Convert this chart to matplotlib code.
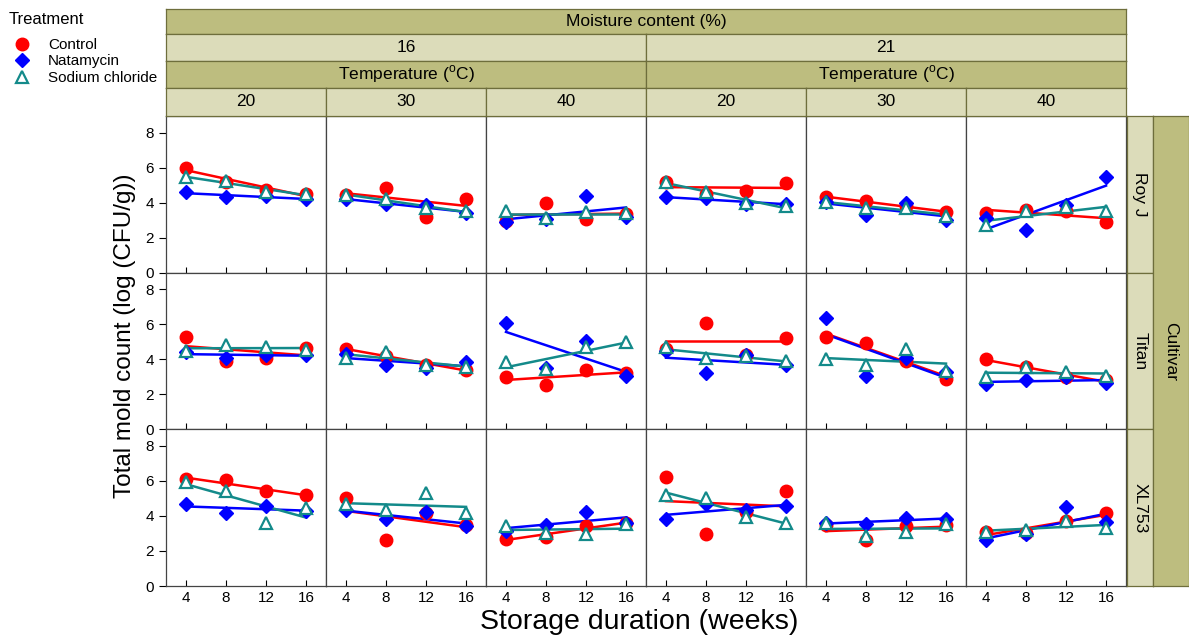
import matplotlib
matplotlib.use("Agg")
import matplotlib.pyplot as plt
from matplotlib.lines import Line2D
import numpy as np

plt.rcParams["font.family"] = ["Liberation Sans", "DejaVu Sans"]
plt.rcParams["mathtext.fontset"] = "custom"
plt.rcParams["mathtext.rm"] = "Liberation Sans"

weeks = np.array([4, 8, 12, 16])
cultivars = ["Roy J", "Titan", "XL753"]
moistures = ["16", "21"]
temperatures = ["20", "30", "40"]

# rows = cultivar, columns = moisture 16 (20, 30, 40 C) then moisture 21 (20, 30, 40 C)
control = np.array([
    [[6.0, 5.2, 4.75, 4.5], [4.45, 4.85, 3.2, 4.2], [2.95, 4.0, 3.05, 3.35],
     [5.2, 4.5, 4.65, 5.1], [4.3, 4.1, 3.8, 3.45], [3.4, 3.6, 3.5, 2.9]],
    [[5.3, 3.9, 4.1, 4.65], [4.6, 4.2, 3.7, 3.4], [3.0, 2.55, 3.4, 3.2],
     [4.6, 6.05, 4.25, 5.2], [5.25, 4.95, 3.9, 2.9], [4.0, 3.55, 3.0, 2.8]],
    [[6.1, 6.05, 5.4, 5.2], [5.05, 2.6, 4.15, 3.5], [2.7, 2.8, 3.4, 3.6],
     [6.2, 2.95, 4.2, 5.45], [3.5, 2.6, 3.45, 3.5], [3.1, 3.0, 3.7, 4.15]],
])
natamycin = np.array([
    [[4.6, 4.3, 4.4, 4.2], [4.2, 3.9, 3.85, 3.4], [2.9, 3.05, 4.4, 3.2],
     [4.3, 4.25, 3.95, 3.95], [4.05, 3.3, 4.0, 3.0], [3.15, 2.45, 3.85, 5.45]],
    [[4.4, 4.1, 4.25, 4.25], [4.3, 3.7, 3.5, 3.85], [6.1, 3.5, 5.05, 3.05],
     [4.45, 3.2, 4.25, 3.65], [6.35, 3.05, 4.1, 3.25], [2.6, 2.8, 3.0, 2.65]],
    [[4.7, 4.15, 4.55, 4.3], [4.35, 3.8, 4.2, 3.4], [3.15, 3.5, 4.2, 3.6],
     [3.8, 4.7, 4.35, 4.55], [3.6, 3.55, 3.9, 3.8], [2.6, 2.95, 4.5, 3.65]],
])
sodium_chloride = np.array([
    [[5.45, 5.25, 4.6, 4.5], [4.45, 4.2, 3.7, 3.5], [3.5, 3.15, 3.45, 3.4],
     [5.2, 4.6, 4.0, 3.8], [4.05, 3.7, 3.7, 3.25], [2.7, 3.5, 3.75, 3.5]],
    [[4.5, 4.8, 4.7, 4.55], [4.1, 4.4, 3.7, 3.55], [3.85, 3.45, 4.7, 5.0],
     [4.7, 4.1, 4.2, 3.9], [4.0, 3.7, 4.6, 3.35], [3.0, 3.55, 3.25, 3.05]],
    [[5.95, 5.45, 3.6, 4.45], [4.7, 4.35, 5.3, 4.15], [3.45, 3.0, 2.95, 3.55],
     [5.2, 5.05, 3.95, 3.6], [3.6, 2.85, 3.1, 3.55], [3.1, 3.2, 3.7, 3.3]],
])

treatments = [
    ("Control", control, dict(marker="o", color="#ff0000", mfc="#ff0000", mec="#ff0000", ms=9)),
    ("Natamycin", natamycin, dict(marker="D", color="#0000ff", mfc="#0000ff", mec="#0000ff", ms=7.5)),
    ("Sodium chloride", sodium_chloride,
     dict(marker="^", color="#138a8a", mfc="white", mec="#138a8a", ms=9, mew=1.6)),
]

DARK = "#bdbd7f"
LIGHT = "#dcdcba"
EDGE = "#6e6e3c"

W, H = 1189, 639
fig = plt.figure(figsize=(W / 100, H / 100), dpi=100)


def box(x0, y0, x1, y1):
    # pixel box (origin top-left) -> figure rect
    return [x0 / W, 1 - y1 / H, (x1 - x0) / W, (y1 - y0) / H]


def strip(x0, y0, x1, y1, color, text, rotation=0, size=12.5):
    ax = fig.add_axes(box(x0, y0, x1, y1))
    ax.set_xticks([])
    ax.set_yticks([])
    ax.set_facecolor(color)
    for s in ax.spines.values():
        s.set_color(EDGE)
        s.set_linewidth(0.9)
    ax.text(0.5, 0.5, text, ha="center", va="center", rotation=rotation,
            fontsize=size, transform=ax.transAxes)
    return ax


left, right, top, bottom = 166, 1126, 116, 586
col_w = (right - left) / 6
row_h = (bottom - top) / 3

for r, cv in enumerate(cultivars):
    for c in range(6):
        x0 = left + c * col_w
        y0 = top + r * row_h
        ax = fig.add_axes(box(x0, y0, x0 + col_w, y0 + row_h))
        for name, data, style in treatments:
            y = data[r, c]
            slope, icpt = np.polyfit(weeks, y, 1)
            ax.plot(weeks, icpt + slope * weeks, color=style["color"], lw=1.8, zorder=2)
            ax.plot(weeks, y, ls="none", zorder=3, **style)
        ax.set_xlim(2, 18)
        ax.set_ylim(0, 8.95)
        ax.set_xticks(weeks)
        ax.set_yticks([0, 2, 4, 6, 8])
        ax.tick_params(axis="x", direction="in", length=4, labelsize=11, width=0.8)
        ax.tick_params(axis="y", direction="out", length=5, labelsize=11, width=0.8)
        if c > 0:
            ax.tick_params(axis="y", left=False, labelleft=False)
        if r < 2:
            ax.tick_params(axis="x", labelbottom=False)
        for s in ax.spines.values():
            s.set_color("#444444")
            s.set_linewidth(0.9)

# column headers
strip(left, 9, right, 34, DARK, "Moisture content (%)")
for i, m in enumerate(moistures):
    xa = left + i * 3 * col_w
    xb = xa + 3 * col_w
    strip(xa, 34, xb, 61, LIGHT, m)
    strip(xa, 61, xb, 88, DARK, "Temperature ($^{\\mathrm{o}}$C)")
    for j, t in enumerate(temperatures):
        strip(xa + j * col_w, 88, xa + (j + 1) * col_w, top, LIGHT, t)

# row headers
for r, cv in enumerate(cultivars):
    strip(right + 1, top + r * row_h, 1153, top + (r + 1) * row_h, LIGHT, cv, rotation=-90)
strip(1153, top, 1189, bottom, DARK, "Cultivar", rotation=-90)

fig.text(125 / W, 1 - 336 / H, "Total mold count (log (CFU/g))",
         rotation=90, ha="center", va="center", fontsize=17.5)
fig.text(639 / W, 1 - 622 / H, "Storage duration (weeks)",
         ha="center", va="center", fontsize=20.5)

fig.text(9 / W, 1 - 19 / H, "Treatment", ha="left", va="center", fontsize=12)
handles = [Line2D([], [], ls="none", **style) for _, _, style in treatments]
leg = fig.legend(handles, [n for n, _, _ in treatments],
                 loc="upper left", bbox_to_anchor=(10 / W, 1 - 38 / H), frameon=False,
                 fontsize=11, labelspacing=0.16, handletextpad=0.9,
                 handlelength=1.6, borderpad=0, borderaxespad=0)

fig.savefig("out.png", dpi=100)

▸ **To be done**
Without including any pictures, print all of the material exactly as given.

▸ **The reply**
Convert this chart to matplotlib code.
import matplotlib
matplotlib.use("Agg")
import matplotlib.pyplot as plt
from matplotlib.lines import Line2D
import numpy as np

plt.rcParams["font.family"] = ["Liberation Sans", "DejaVu Sans"]
plt.rcParams["mathtext.fontset"] = "custom"
plt.rcParams["mathtext.rm"] = "Liberation Sans"

weeks = np.array([4, 8, 12, 16])
cultivars = ["Roy J", "Titan", "XL753"]
moistures = ["16", "21"]
temperatures = ["20", "30", "40"]

# rows = cultivar, columns = moisture 16 (20, 30, 40 C) then moisture 21 (20, 30, 40 C)
control = np.array([
    [[6.0, 5.2, 4.75, 4.5], [4.45, 4.85, 3.2, 4.2], [2.95, 4.0, 3.05, 3.35],
     [5.2, 4.5, 4.65, 5.1], [4.3, 4.1, 3.8, 3.45], [3.4, 3.6, 3.5, 2.9]],
    [[5.3, 3.9, 4.1, 4.65], [4.6, 4.2, 3.7, 3.4], [3.0, 2.55, 3.4, 3.2],
     [4.6, 6.05, 4.25, 5.2], [5.25, 4.95, 3.9, 2.9], [4.0, 3.55, 3.0, 2.8]],
    [[6.1, 6.05, 5.4, 5.2], [5.05, 2.6, 4.15, 3.5], [2.7, 2.8, 3.4, 3.6],
     [6.2, 2.95, 4.2, 5.45], [3.5, 2.6, 3.45, 3.5], [3.1, 3.0, 3.7, 4.15]],
])
natamycin = np.array([
    [[4.6, 4.3, 4.4, 4.2], [4.2, 3.9, 3.85, 3.4], [2.9, 3.05, 4.4, 3.2],
     [4.3, 4.25, 3.95, 3.95], [4.05, 3.3, 4.0, 3.0], [3.15, 2.45, 3.85, 5.45]],
    [[4.4, 4.1, 4.25, 4.25], [4.3, 3.7, 3.5, 3.85], [6.1, 3.5, 5.05, 3.05],
     [4.45, 3.2, 4.25, 3.65], [6.35, 3.05, 4.1, 3.25], [2.6, 2.8, 3.0, 2.65]],
    [[4.7, 4.15, 4.55, 4.3], [4.35, 3.8, 4.2, 3.4], [3.15, 3.5, 4.2, 3.6],
     [3.8, 4.7, 4.35, 4.55], [3.6, 3.55, 3.9, 3.8], [2.6, 2.95, 4.5, 3.65]],
])
sodium_chloride = np.array([
    [[5.45, 5.25, 4.6, 4.5], [4.45, 4.2, 3.7, 3.5], [3.5, 3.15, 3.45, 3.4],
     [5.2, 4.6, 4.0, 3.8], [4.05, 3.7, 3.7, 3.25], [2.7, 3.5, 3.75, 3.5]],
    [[4.5, 4.8, 4.7, 4.55], [4.1, 4.4, 3.7, 3.55], [3.85, 3.45, 4.7, 5.0],
     [4.7, 4.1, 4.2, 3.9], [4.0, 3.7, 4.6, 3.35], [3.0, 3.55, 3.25, 3.05]],
    [[5.95, 5.45, 3.6, 4.45], [4.7, 4.35, 5.3, 4.15], [3.45, 3.0, 2.95, 3.55],
     [5.2, 5.05, 3.95, 3.6], [3.6, 2.85, 3.1, 3.55], [3.1, 3.2, 3.7, 3.3]],
])

treatments = [
    ("Control", control, dict(marker="o", color="#ff0000", mfc="#ff0000", mec="#ff0000", ms=9)),
    ("Natamycin", natamycin, dict(marker="D", color="#0000ff", mfc="#0000ff", mec="#0000ff", ms=7.5)),
    ("Sodium chloride", sodium_chloride,
     dict(marker="^", color="#138a8a", mfc="white", mec="#138a8a", ms=9, mew=1.6)),
]

DARK = "#bdbd7f"
LIGHT = "#dcdcba"
EDGE = "#6e6e3c"

W, H = 1189, 639
fig = plt.figure(figsize=(W / 100, H / 100), dpi=100)


def box(x0, y0, x1, y1):
    # pixel box (origin top-left) -> figure rect
    return [x0 / W, 1 - y1 / H, (x1 - x0) / W, (y1 - y0) / H]


def strip(x0, y0, x1, y1, color, text, rotation=0, size=12.5):
    ax = fig.add_axes(box(x0, y0, x1, y1))
    ax.set_xticks([])
    ax.set_yticks([])
    ax.set_facecolor(color)
    for s in ax.spines.values():
        s.set_color(EDGE)
        s.set_linewidth(0.9)
    ax.text(0.5, 0.5, text, ha="center", va="center", rotation=rotation,
            fontsize=size, transform=ax.transAxes)
    return ax


left, right, top, bottom = 166, 1126, 116, 586
col_w = (right - left) / 6
row_h = (bottom - top) / 3

for r, cv in enumerate(cultivars):
    for c in range(6):
        x0 = left + c * col_w
        y0 = top + r * row_h
        ax = fig.add_axes(box(x0, y0, x0 + col_w, y0 + row_h))
        for name, data, style in treatments:
            y = data[r, c]
            slope, icpt = np.polyfit(weeks, y, 1)
            ax.plot(weeks, icpt + slope * weeks, color=style["color"], lw=1.8, zorder=2)
            ax.plot(weeks, y, ls="none", zorder=3, **style)
        ax.set_xlim(2, 18)
        ax.set_ylim(0, 8.95)
        ax.set_xticks(weeks)
        ax.set_yticks([0, 2, 4, 6, 8])
        ax.tick_params(axis="x", direction="in", length=4, labelsize=11, width=0.8)
        ax.tick_params(axis="y", direction="out", length=5, labelsize=11, width=0.8)
        if c > 0:
            ax.tick_params(axis="y", left=False, labelleft=False)
        if r < 2:
            ax.tick_params(axis="x", labelbottom=False)
        for s in ax.spines.values():
            s.set_color("#444444")
            s.set_linewidth(0.9)

# column headers
strip(left, 9, right, 34, DARK, "Moisture content (%)")
for i, m in enumerate(moistures):
    xa = left + i * 3 * col_w
    xb = xa + 3 * col_w
    strip(xa, 34, xb, 61, LIGHT, m)
    strip(xa, 61, xb, 88, DARK, "Temperature ($^{\\mathrm{o}}$C)")
    for j, t in enumerate(temperatures):
        strip(xa + j * col_w, 88, xa + (j + 1) * col_w, top, LIGHT, t)

# row headers
for r, cv in enumerate(cultivars):
    strip(right + 1, top + r * row_h, 1153, top + (r + 1) * row_h, LIGHT, cv, rotation=-90)
strip(1153, top, 1189, bottom, DARK, "Cultivar", rotation=-90)

fig.text(125 / W, 1 - 336 / H, "Total mold count (log (CFU/g))",
         rotation=90, ha="center", va="center", fontsize=17.5)
fig.text(639 / W, 1 - 622 / H, "Storage duration (weeks)",
         ha="center", va="center", fontsize=20.5)

fig.text(9 / W, 1 - 19 / H, "Treatment", ha="left", va="center", fontsize=12)
handles = [Line2D([], [], ls="none", **style) for _, _, style in treatments]
leg = fig.legend(handles, [n for n, _, _ in treatments],
                 loc="upper left", bbox_to_anchor=(10 / W, 1 - 38 / H), frameon=False,
                 fontsize=11, labelspacing=0.16, handletextpad=0.9,
                 handlelength=1.6, borderpad=0, borderaxespad=0)

fig.savefig("out.png", dpi=100)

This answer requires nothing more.